The June 3 "Evening News" blamed surging gas prices and General Motors reluctance to produce "more fuel-efficient vehicles" for closure of several plants, including one in Janesville, Wisc.
"It's not just here and it's not just GM. Since 2005, the big three - GM, Ford and Chrysler - have had 70 plants and supplier shutdowns with a total loss of 149,000 American jobs," CBS correspondent Cynthia Bowers said. "At the same time, foreign automakers selling more fuel-efficient vehicles are building five new U.S. plants that will employ 24,000 workers over the next three years."
But Bowers omitted one detail: GM (NYSE:GM), Ford (NYSE:F) and Chrysler all have ties to the United Auto Workers (UAW) union, which forces those manufacturers into collective bargaining agreements with very expensive labor costs.

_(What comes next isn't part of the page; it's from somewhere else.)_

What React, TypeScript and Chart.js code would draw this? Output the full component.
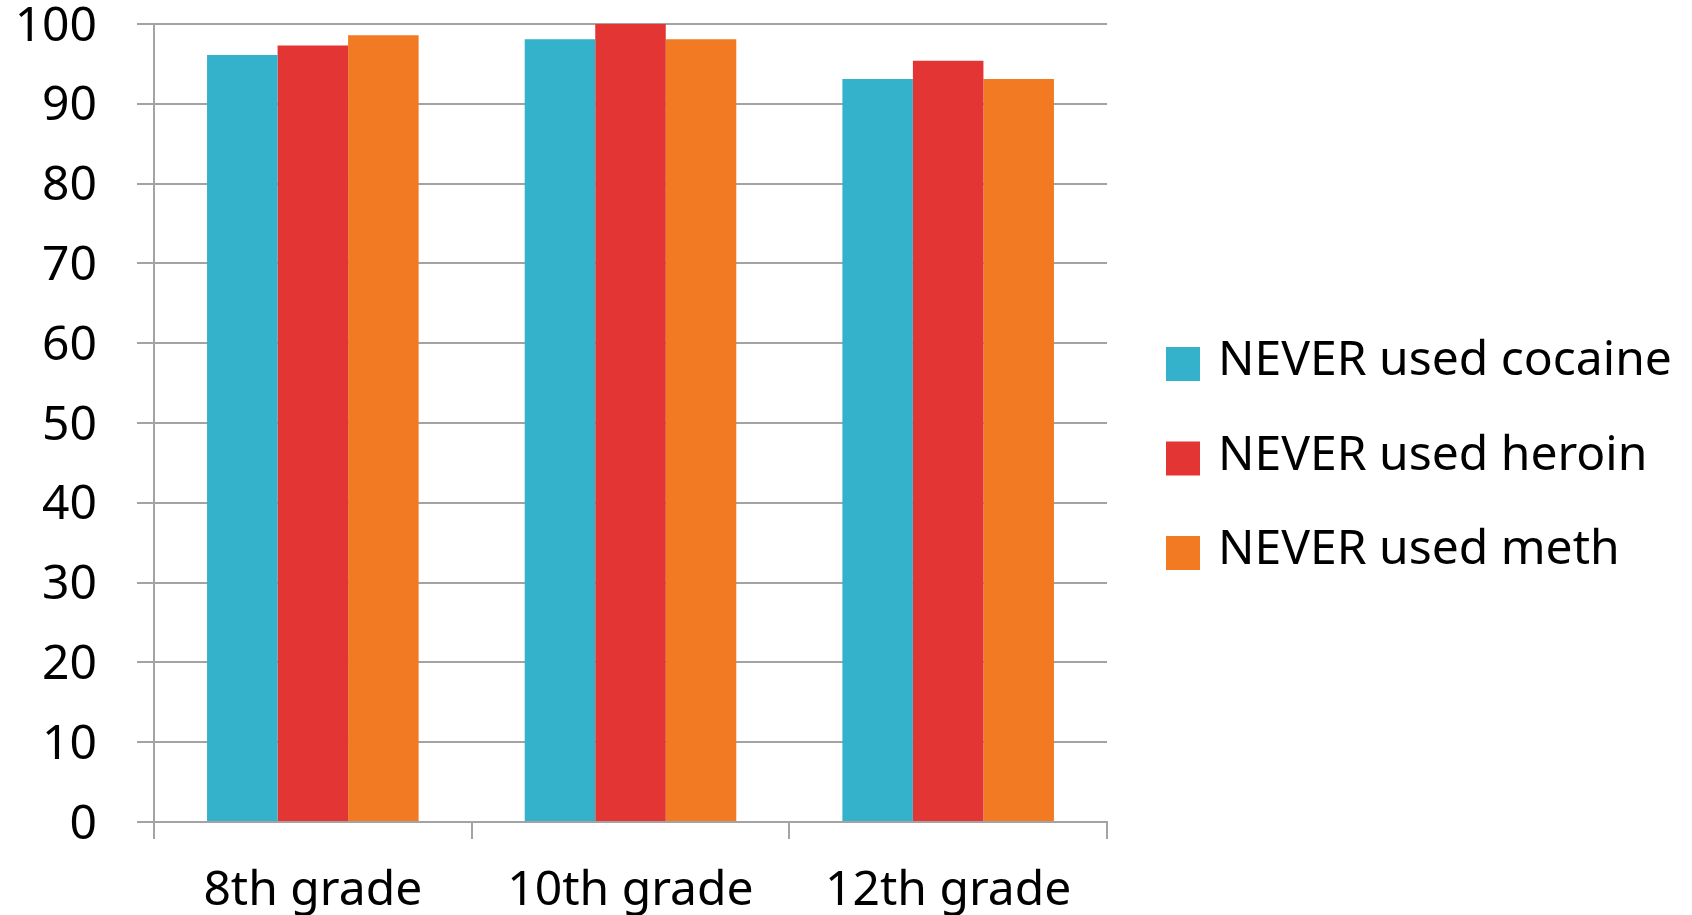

And, the foreign automakers that sell "more fuel-efficient vehicles" - which include Toyota (NYSE:TM) (opening a plant in Tupelo, Miss.), Honda (NYSE:HMC) (Greensburg, Ind.), Volkswagen (FRA:VOW) (to be determined - but Alabama, North Carolina and Tennessee are in the running) and KIA (SEO:000270) (West Point, Ga.) - are building their new plants in places where the UAW doesn't have a presence and won't make them less competitive by raising overhead costs.

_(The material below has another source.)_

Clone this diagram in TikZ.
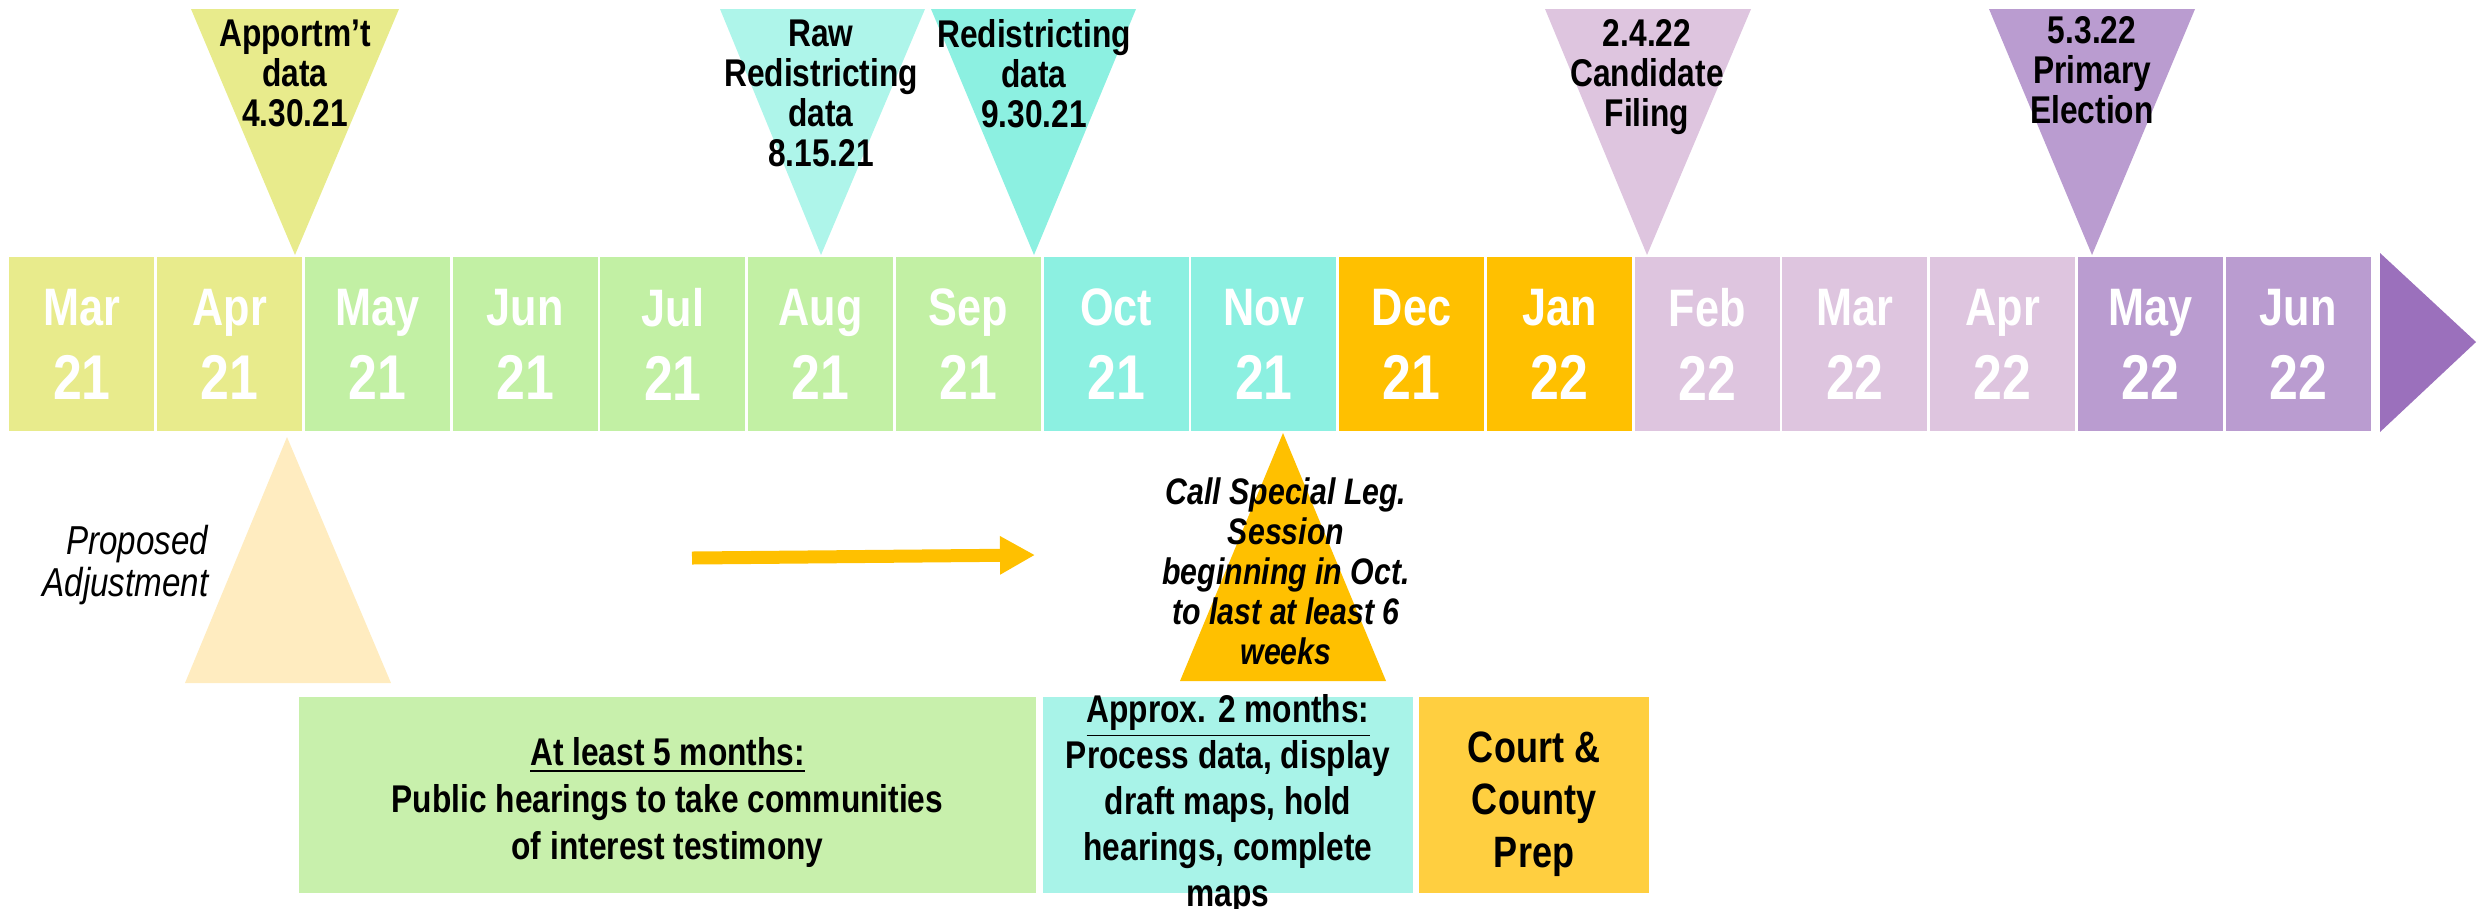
\documentclass[tikz,border=0pt]{standalone}
\usepackage{fontspec}
\setmainfont{Liberation Sans}[FakeStretch=0.82]
\usepackage{tikz}
\usepackage{color}
\usetikzlibrary{arrows.meta}
\definecolor{yellowA}{RGB}{232,235,140}
\definecolor{greenA}{RGB}{194,240,164}
\definecolor{greenB}{RGB}{200,240,172}
\definecolor{aquaA}{RGB}{140,240,225}
\definecolor{aquaB}{RGB}{174,245,234}
\definecolor{aquaC}{RGB}{168,243,232}
\definecolor{amber}{RGB}{255,192,0}
\definecolor{gold}{RGB}{255,207,64}
\definecolor{peach}{RGB}{255,236,192}
\definecolor{lilacA}{RGB}{222,197,223}
\definecolor{purpleA}{RGB}{186,156,208}
\definecolor{purpleB}{RGB}{155,112,188}

\begin{document}
\begin{tikzpicture}[month/.style = {fill, minimum width=1.45cm, minimum height=1.74cm, inner sep=0pt, align=center, text=white, font=\bfseries\fontsize{18}{21}\selectfont}, flag/.style = {anchor=north, align=center, inner sep=0pt, font=\bfseries\fontsize{11}{11.4}\selectfont}, period/.style = {minimum height=1.96cm, inner sep=0pt}, note/.style = {anchor=north, align=center, inner sep=0pt, font=\bfseries\fontsize{11}{13.4}\selectfont}]
\useasboundingbox (0,0) rectangle (24.78,9.08);
\fill[yellowA] (1.91,8.99) -- (3.99,8.99) -- (2.95,6.53) -- cycle; \fill[aquaB] (7.20,8.99) -- (9.25,8.99) -- (8.21,6.53) -- cycle; \fill[aquaA] (9.31,8.99) -- (11.36,8.99) -- (10.34,6.53) -- cycle;
\fill[lilacA] (15.45,8.99) -- (17.51,8.99) -- (16.47,6.53) -- cycle; \fill[purpleA] (19.89,8.99) -- (21.95,8.99) -- (20.92,6.53) -- cycle;
\fill[peach] (1.85,2.25) -- (3.91,2.25) -- (2.87,4.71) -- cycle; \fill[amber] (11.80,2.27) -- (13.86,2.27) -- (12.83,4.75) -- cycle;
\node[flag] (17) at (2.95,8.89) {Apportm't\\data\\4.30.21}; \node[flag] (18) at (8.21,8.89) {Raw\\Redistricting\\data\\8.15.21}; \node[flag] (19) at (10.34,8.89) {Redistricting\\data\\9.30.21};
\node[flag] (20) at (16.47,8.89) {2.4.22\\Candidate\\Filing}; \node[flag] (21) at (20.92,8.92) {5.3.22\\Primary\\Election};
\node[month, fill=yellowA] (1) at (0.819,5.64) {{\fontsize{15}{15}\selectfont Mar}\\21}; \node[month, fill=yellowA] (2) at (2.296,5.64) {{\fontsize{15}{15}\selectfont Apr}\\21};
\node[month, fill=greenA] (3) at (3.774,5.64) {{\fontsize{15}{15}\selectfont May}\\21}; \node[month, fill=greenA] (4) at (5.251,5.64) {{\fontsize{15}{15}\selectfont Jun}\\21}; \node[month, fill=greenA] (5) at (6.729,5.64) {{\fontsize{15}{15}\selectfont Jul}\\21};
\node[month, fill=greenA] (6) at (8.206,5.64) {{\fontsize{15}{15}\selectfont Aug}\\21}; \node[month, fill=greenA] (7) at (9.684,5.64) {{\fontsize{15}{15}\selectfont Sep}\\21};
\node[month, fill=aquaA] (8) at (11.161,5.64) {{\fontsize{15}{15}\selectfont Oct}\\21}; \node[month, fill=aquaA] (9) at (12.639,5.64) {{\fontsize{15}{15}\selectfont Nov}\\21};
\node[month, fill=amber] (10) at (14.116,5.64) {{\fontsize{15}{15}\selectfont Dec}\\21}; \node[month, fill=amber] (11) at (15.594,5.64) {{\fontsize{15}{15}\selectfont Jan}\\22};
\node[month, fill=lilacA] (12) at (17.071,5.64) {{\fontsize{15}{15}\selectfont Feb}\\22}; \node[month, fill=lilacA] (13) at (18.549,5.64) {{\fontsize{15}{15}\selectfont Mar}\\22}; \node[month, fill=lilacA] (14) at (20.026,5.64) {{\fontsize{15}{15}\selectfont Apr}\\22};
\node[month, fill=purpleA] (15) at (21.504,5.64) {{\fontsize{15}{15}\selectfont May}\\22}; \node[month, fill=purpleA] (16) at (22.981,5.64) {{\fontsize{15}{15}\selectfont Jun}\\22};
\fill[purpleB] (23.80,6.55) -- (24.76,5.66) -- (23.80,4.76) -- cycle;
\node[anchor=north east, align=right, inner sep=0pt, font=\itshape\fontsize{11.5}{12}\selectfont] (22) at (2.09,3.84) {Proposed\\Adjustment};
\node[anchor=north, align=center, inner sep=0pt, font=\bfseries\itshape\fontsize{10.5}{11.4}\selectfont] (23) at (12.86,4.31) {Call Special Leg.\\Session\\beginning in Oct.\\to last at least 6\\weeks};
\coordinate (a) at (6.92,3.50); \coordinate (b) at (10.35,3.53);
\draw[-{Triangle[length=0.35cm,width=0.36cm]}, line width=0.13cm, amber] (a) -- (b);
\node[period, fill=greenB, minimum width=7.37cm] (24) at (6.675,1.13) {}; \node[period, fill=aquaC, minimum width=3.70cm] (25) at (12.28,1.13) {}; \node[period, fill=gold, minimum width=2.30cm] (26) at (15.34,1.13) {};
\node[note] (27) at (6.675,1.71) {\underline{At least 5 months:}\\Public hearings to take communities\\of interest testimony};
\node[note, font=\bfseries\fontsize{11}{13.1}\selectfont] (28) at (12.28,2.14) {\underline{Approx. 2 months:}\\Process data, display\\draft maps, hold\\hearings, complete\\maps};
\node[note, font=\bfseries\fontsize{12.5}{14.9}\selectfont] (29) at (15.34,1.77) {Court \&\\County\\Prep};
\end{tikzpicture}
\end{document}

As an August 2007 Investor's Business Daily editorial pointed out, unions are a principal reason many Americans have lost jobs. "[I]t's hard to fathom how a middle class could be created by an institution that has ... forced many Americans out of the labor force because of the high wages it has compelled businesses, through the power of its government protection, to pay," the editorial said.